Write every line out verbatim and omit the pictures.

Supplied data:
◆ ◆ ◆ ◆ ◆ ◆ ◆
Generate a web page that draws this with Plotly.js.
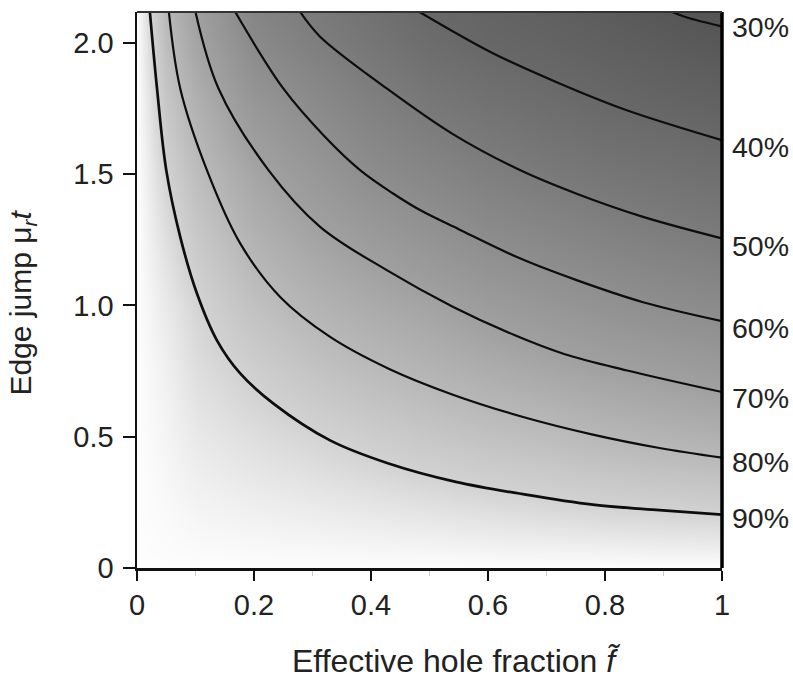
<!DOCTYPE html>
<html>
<head>
<meta charset="utf-8">
<script src="https://cdn.plot.ly/plotly-3.0.1.min.js"></script>
<style>html,body{margin:0;padding:0;background:#fff;}#chart{width:793px;height:679px;}</style>
</head>
<body>
<div id="chart"></div>
<script>
// ---- background shading grid (relative value, read from the grey levels / contours) ----
const fGrid = [0, 0.05, 0.1, 0.2, 0.3, 0.4, 0.5, 0.6, 0.7, 0.8, 0.9, 1.0];
const muGrid = [0, 0.25, 0.5, 0.75, 1.0, 1.25, 1.5, 1.75, 2.0, 2.12];
const shadeZ = [
  [1, 1, 1, 1, 1, 1, 1, 1, 1, 1, 1, 1],
  [1, 0.99, 0.976, 0.964, 0.953, 0.942, 0.930, 0.917, 0.906, 0.894, 0.886, 0.878],
  [1, 0.98, 0.953, 0.928, 0.906, 0.881, 0.857, 0.835, 0.819, 0.798, 0.781, 0.768],
  [1, 0.97, 0.929, 0.887, 0.845, 0.811, 0.783, 0.755, 0.730, 0.707, 0.689, 0.670],
  [1, 0.955, 0.906, 0.833, 0.783, 0.745, 0.713, 0.674, 0.646, 0.621, 0.597, 0.581],
  [1, 0.93, 0.866, 0.778, 0.720, 0.674, 0.632, 0.594, 0.567, 0.542, 0.521, 0.502],
  [1, 0.90, 0.820, 0.722, 0.655, 0.595, 0.557, 0.521, 0.493, 0.471, 0.453, 0.434],
  [1, 0.86, 0.773, 0.653, 0.589, 0.532, 0.487, 0.455, 0.430, 0.405, 0.389, 0.373],
  [1, 0.82, 0.720, 0.579, 0.521, 0.471, 0.423, 0.393, 0.378, 0.357, 0.335, 0.317],
  [1, 0.80, 0.700, 0.550, 0.500, 0.450, 0.400, 0.380, 0.360, 0.336, 0.311, 0.292]
];

// ---- contour lines (f, mu_r t) ----
const levelLabels = ['30%', '40%', '50%', '60%', '70%', '80%', '90%'];
const labelMu = [2.06, 1.604, 1.225, 0.913, 0.646, 0.403, 0.190];

const c90_f  = [0.0220, 0.0342, 0.0500, 0.0739, 0.1025, 0.1366, 0.1764, 0.2333, 0.3301, 0.4300, 0.5450, 0.6600, 0.7792, 0.8931, 1.0];
const c90_mu = [2.117, 1.826, 1.515, 1.261, 1.045, 0.867, 0.741, 0.626, 0.486, 0.398, 0.328, 0.281, 0.241, 0.220, 0.203];
const c80_f  = [0.0545, 0.0739, 0.1195, 0.1764, 0.2447, 0.3301, 0.4320, 0.5400, 0.6600, 0.7792, 0.8931, 1.0];
const c80_mu = [2.117, 1.826, 1.515, 1.236, 1.032, 0.880, 0.757, 0.660, 0.575, 0.508, 0.457, 0.420];
const c70_f  = [0.1000, 0.1393, 0.2247, 0.3130, 0.4269, 0.5406, 0.6460, 0.7300, 0.8360, 1.0];
const c70_mu = [2.117, 1.826, 1.515, 1.299, 1.134, 0.994, 0.886, 0.815, 0.753, 0.670];
const c60_f  = [0.1680, 0.2500, 0.3216, 0.3813, 0.4377, 0.4838, 0.5500, 0.6545, 0.7514, 0.8651, 1.0];
const c60_mu = [2.117, 1.826, 1.641, 1.515, 1.426, 1.363, 1.290, 1.179, 1.096, 1.012, 0.940];
const c50_f  = [0.2790, 0.3130, 0.4269, 0.5400, 0.6545, 0.7514, 0.8651, 1.0];
const c50_mu = [2.117, 2.023, 1.826, 1.652, 1.515, 1.425, 1.337, 1.255];
const c40_f  = [0.4830, 0.6084, 0.7223, 0.8360, 1.0];
const c40_mu = [2.117, 1.960, 1.845, 1.744, 1.629];
const c30_f  = [0.9150, 0.9400, 1.0];
const c30_mu = [2.117, 2.096, 2.062];

const xTicks = [0, 0.2, 0.4, 0.6, 0.8, 1];
const xTickText = ['0', '0.2', '0.4', '0.6', '0.8', '1'];
const yTicks = [0, 0.5, 1.0, 1.5, 2.0];
const yTickText = ['0', '0.5', '1.0', '1.5', '2.0'];

const FONT = 'Liberation Sans, Arial, Helvetica, sans-serif';

const contourSets = [
  [c30_f, c30_mu], [c40_f, c40_mu], [c50_f, c50_mu], [c60_f, c60_mu],
  [c70_f, c70_mu], [c80_f, c80_mu], [c90_f, c90_mu]
];

const traces = [{
  type: 'heatmap',
  x: fGrid, y: muGrid, z: shadeZ,
  zsmooth: 'best',
  zmin: 0.25, zmax: 1,
  colorscale: [
    [0, 'rgb(75,75,75)'], [0.2, 'rgb(104,104,104)'], [0.4667, 'rgb(142,142,142)'],
    [0.6, 'rgb(160,160,160)'], [0.7333, 'rgb(184,184,184)'], [0.8667, 'rgb(210,210,210)'],
    [1, 'rgb(253,253,253)']
  ],
  showscale: false, hoverinfo: 'skip'
}];
contourSets.forEach((s, i) => {
  traces.push({
    type: 'scatter', mode: 'lines', x: s[0], y: s[1],
    name: levelLabels[i],
    line: {color: '#0d0d0d', width: i === 6 ? 2.7 : 2.2, shape: 'spline', smoothing: 1},
    showlegend: false, hoverinfo: 'skip', cliponaxis: true
  });
});

const annotations = levelLabels.map((t, i) => ({
  text: t, xref: 'paper', yref: 'y', x: 1, y: labelMu[i],
  xanchor: 'left', yanchor: 'middle', xshift: 8, showarrow: false,
  font: {family: FONT, size: 28.5, color: '#222'}
}));
annotations.push({
  text: 'Effective hole fraction <i>f\u0303</i>', xref: 'paper', yref: 'paper',
  x: 0.545, y: -0.168, xanchor: 'center', yanchor: 'middle', showarrow: false,
  font: {family: FONT, size: 32, color: '#222'}
});
annotations.push({
  text: 'Edge jump \u03bc<sub><i>r</i></sub><i>t</i>', xref: 'paper', yref: 'paper',
  x: -0.196, y: 0.478, xanchor: 'center', yanchor: 'middle', textangle: -90, showarrow: false,
  font: {family: FONT, size: 30, color: '#222'}
});

const layout = {
  width: 793, height: 679,
  margin: {l: 137, r: 71, t: 12, b: 111, pad: 0},
  paper_bgcolor: '#fff', plot_bgcolor: '#fff',
  showlegend: false,
  xaxis: {
    range: [0, 1], tickvals: xTicks, ticktext: xTickText,
    ticks: 'outside', ticklen: 10, tickwidth: 2, tickcolor: '#111',
    showline: true, linewidth: 2.5, linecolor: '#111',
    showgrid: false, zeroline: false,
    tickfont: {family: FONT, size: 29, color: '#222'},
    minor: {dtick: 0.1, ticks: 'outside', ticklen: 5, tickcolor: '#ccc', tickwidth: 1.5, showgrid: false}
  },
  yaxis: {
    range: [0, 2.117], tickvals: yTicks, ticktext: yTickText,
    ticks: 'outside', ticklen: 12, tickwidth: 2, tickcolor: '#111',
    showline: true, linewidth: 2.5, linecolor: '#111',
    showgrid: false, zeroline: false,
    ticklabelstandoff: 3,
    tickfont: {family: FONT, size: 29, color: '#222'}
  },
  shapes: [
    {type: 'line', xref: 'paper', yref: 'paper', x0: 1, x1: 1, y0: 0, y1: 1, line: {color: '#000', width: 3.5}},
    {type: 'line', xref: 'paper', yref: 'paper', x0: 0, x1: 1, y0: 1, y1: 1, line: {color: '#333', width: 2}}
  ],
  annotations: annotations
};

Plotly.newPlot('chart', traces, layout, {staticPlot: true, displayModeBar: false});
</script>
</body>
</html>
◆ ◆ ◆ ◆ ◆ ◆ ◆
Task response:
Generate a web page that draws this with Plotly.js.
<!DOCTYPE html>
<html>
<head>
<meta charset="utf-8">
<script src="https://cdn.plot.ly/plotly-3.0.1.min.js"></script>
<style>html,body{margin:0;padding:0;background:#fff;}#chart{width:793px;height:679px;}</style>
</head>
<body>
<div id="chart"></div>
<script>
// ---- background shading grid (relative value, read from the grey levels / contours) ----
const fGrid = [0, 0.05, 0.1, 0.2, 0.3, 0.4, 0.5, 0.6, 0.7, 0.8, 0.9, 1.0];
const muGrid = [0, 0.25, 0.5, 0.75, 1.0, 1.25, 1.5, 1.75, 2.0, 2.12];
const shadeZ = [
  [1, 1, 1, 1, 1, 1, 1, 1, 1, 1, 1, 1],
  [1, 0.99, 0.976, 0.964, 0.953, 0.942, 0.930, 0.917, 0.906, 0.894, 0.886, 0.878],
  [1, 0.98, 0.953, 0.928, 0.906, 0.881, 0.857, 0.835, 0.819, 0.798, 0.781, 0.768],
  [1, 0.97, 0.929, 0.887, 0.845, 0.811, 0.783, 0.755, 0.730, 0.707, 0.689, 0.670],
  [1, 0.955, 0.906, 0.833, 0.783, 0.745, 0.713, 0.674, 0.646, 0.621, 0.597, 0.581],
  [1, 0.93, 0.866, 0.778, 0.720, 0.674, 0.632, 0.594, 0.567, 0.542, 0.521, 0.502],
  [1, 0.90, 0.820, 0.722, 0.655, 0.595, 0.557, 0.521, 0.493, 0.471, 0.453, 0.434],
  [1, 0.86, 0.773, 0.653, 0.589, 0.532, 0.487, 0.455, 0.430, 0.405, 0.389, 0.373],
  [1, 0.82, 0.720, 0.579, 0.521, 0.471, 0.423, 0.393, 0.378, 0.357, 0.335, 0.317],
  [1, 0.80, 0.700, 0.550, 0.500, 0.450, 0.400, 0.380, 0.360, 0.336, 0.311, 0.292]
];

// ---- contour lines (f, mu_r t) ----
const levelLabels = ['30%', '40%', '50%', '60%', '70%', '80%', '90%'];
const labelMu = [2.06, 1.604, 1.225, 0.913, 0.646, 0.403, 0.190];

const c90_f  = [0.0220, 0.0342, 0.0500, 0.0739, 0.1025, 0.1366, 0.1764, 0.2333, 0.3301, 0.4300, 0.5450, 0.6600, 0.7792, 0.8931, 1.0];
const c90_mu = [2.117, 1.826, 1.515, 1.261, 1.045, 0.867, 0.741, 0.626, 0.486, 0.398, 0.328, 0.281, 0.241, 0.220, 0.203];
const c80_f  = [0.0545, 0.0739, 0.1195, 0.1764, 0.2447, 0.3301, 0.4320, 0.5400, 0.6600, 0.7792, 0.8931, 1.0];
const c80_mu = [2.117, 1.826, 1.515, 1.236, 1.032, 0.880, 0.757, 0.660, 0.575, 0.508, 0.457, 0.420];
const c70_f  = [0.1000, 0.1393, 0.2247, 0.3130, 0.4269, 0.5406, 0.6460, 0.7300, 0.8360, 1.0];
const c70_mu = [2.117, 1.826, 1.515, 1.299, 1.134, 0.994, 0.886, 0.815, 0.753, 0.670];
const c60_f  = [0.1680, 0.2500, 0.3216, 0.3813, 0.4377, 0.4838, 0.5500, 0.6545, 0.7514, 0.8651, 1.0];
const c60_mu = [2.117, 1.826, 1.641, 1.515, 1.426, 1.363, 1.290, 1.179, 1.096, 1.012, 0.940];
const c50_f  = [0.2790, 0.3130, 0.4269, 0.5400, 0.6545, 0.7514, 0.8651, 1.0];
const c50_mu = [2.117, 2.023, 1.826, 1.652, 1.515, 1.425, 1.337, 1.255];
const c40_f  = [0.4830, 0.6084, 0.7223, 0.8360, 1.0];
const c40_mu = [2.117, 1.960, 1.845, 1.744, 1.629];
const c30_f  = [0.9150, 0.9400, 1.0];
const c30_mu = [2.117, 2.096, 2.062];

const xTicks = [0, 0.2, 0.4, 0.6, 0.8, 1];
const xTickText = ['0', '0.2', '0.4', '0.6', '0.8', '1'];
const yTicks = [0, 0.5, 1.0, 1.5, 2.0];
const yTickText = ['0', '0.5', '1.0', '1.5', '2.0'];

const FONT = 'Liberation Sans, Arial, Helvetica, sans-serif';

const contourSets = [
  [c30_f, c30_mu], [c40_f, c40_mu], [c50_f, c50_mu], [c60_f, c60_mu],
  [c70_f, c70_mu], [c80_f, c80_mu], [c90_f, c90_mu]
];

const traces = [{
  type: 'heatmap',
  x: fGrid, y: muGrid, z: shadeZ,
  zsmooth: 'best',
  zmin: 0.25, zmax: 1,
  colorscale: [
    [0, 'rgb(75,75,75)'], [0.2, 'rgb(104,104,104)'], [0.4667, 'rgb(142,142,142)'],
    [0.6, 'rgb(160,160,160)'], [0.7333, 'rgb(184,184,184)'], [0.8667, 'rgb(210,210,210)'],
    [1, 'rgb(253,253,253)']
  ],
  showscale: false, hoverinfo: 'skip'
}];
contourSets.forEach((s, i) => {
  traces.push({
    type: 'scatter', mode: 'lines', x: s[0], y: s[1],
    name: levelLabels[i],
    line: {color: '#0d0d0d', width: i === 6 ? 2.7 : 2.2, shape: 'spline', smoothing: 1},
    showlegend: false, hoverinfo: 'skip', cliponaxis: true
  });
});

const annotations = levelLabels.map((t, i) => ({
  text: t, xref: 'paper', yref: 'y', x: 1, y: labelMu[i],
  xanchor: 'left', yanchor: 'middle', xshift: 8, showarrow: false,
  font: {family: FONT, size: 28.5, color: '#222'}
}));
annotations.push({
  text: 'Effective hole fraction <i>f\u0303</i>', xref: 'paper', yref: 'paper',
  x: 0.545, y: -0.168, xanchor: 'center', yanchor: 'middle', showarrow: false,
  font: {family: FONT, size: 32, color: '#222'}
});
annotations.push({
  text: 'Edge jump \u03bc<sub><i>r</i></sub><i>t</i>', xref: 'paper', yref: 'paper',
  x: -0.196, y: 0.478, xanchor: 'center', yanchor: 'middle', textangle: -90, showarrow: false,
  font: {family: FONT, size: 30, color: '#222'}
});

const layout = {
  width: 793, height: 679,
  margin: {l: 137, r: 71, t: 12, b: 111, pad: 0},
  paper_bgcolor: '#fff', plot_bgcolor: '#fff',
  showlegend: false,
  xaxis: {
    range: [0, 1], tickvals: xTicks, ticktext: xTickText,
    ticks: 'outside', ticklen: 10, tickwidth: 2, tickcolor: '#111',
    showline: true, linewidth: 2.5, linecolor: '#111',
    showgrid: false, zeroline: false,
    tickfont: {family: FONT, size: 29, color: '#222'},
    minor: {dtick: 0.1, ticks: 'outside', ticklen: 5, tickcolor: '#ccc', tickwidth: 1.5, showgrid: false}
  },
  yaxis: {
    range: [0, 2.117], tickvals: yTicks, ticktext: yTickText,
    ticks: 'outside', ticklen: 12, tickwidth: 2, tickcolor: '#111',
    showline: true, linewidth: 2.5, linecolor: '#111',
    showgrid: false, zeroline: false,
    ticklabelstandoff: 3,
    tickfont: {family: FONT, size: 29, color: '#222'}
  },
  shapes: [
    {type: 'line', xref: 'paper', yref: 'paper', x0: 1, x1: 1, y0: 0, y1: 1, line: {color: '#000', width: 3.5}},
    {type: 'line', xref: 'paper', yref: 'paper', x0: 0, x1: 1, y0: 1, y1: 1, line: {color: '#333', width: 2}}
  ],
  annotations: annotations
};

Plotly.newPlot('chart', traces, layout, {staticPlot: true, displayModeBar: false});
</script>
</body>
</html>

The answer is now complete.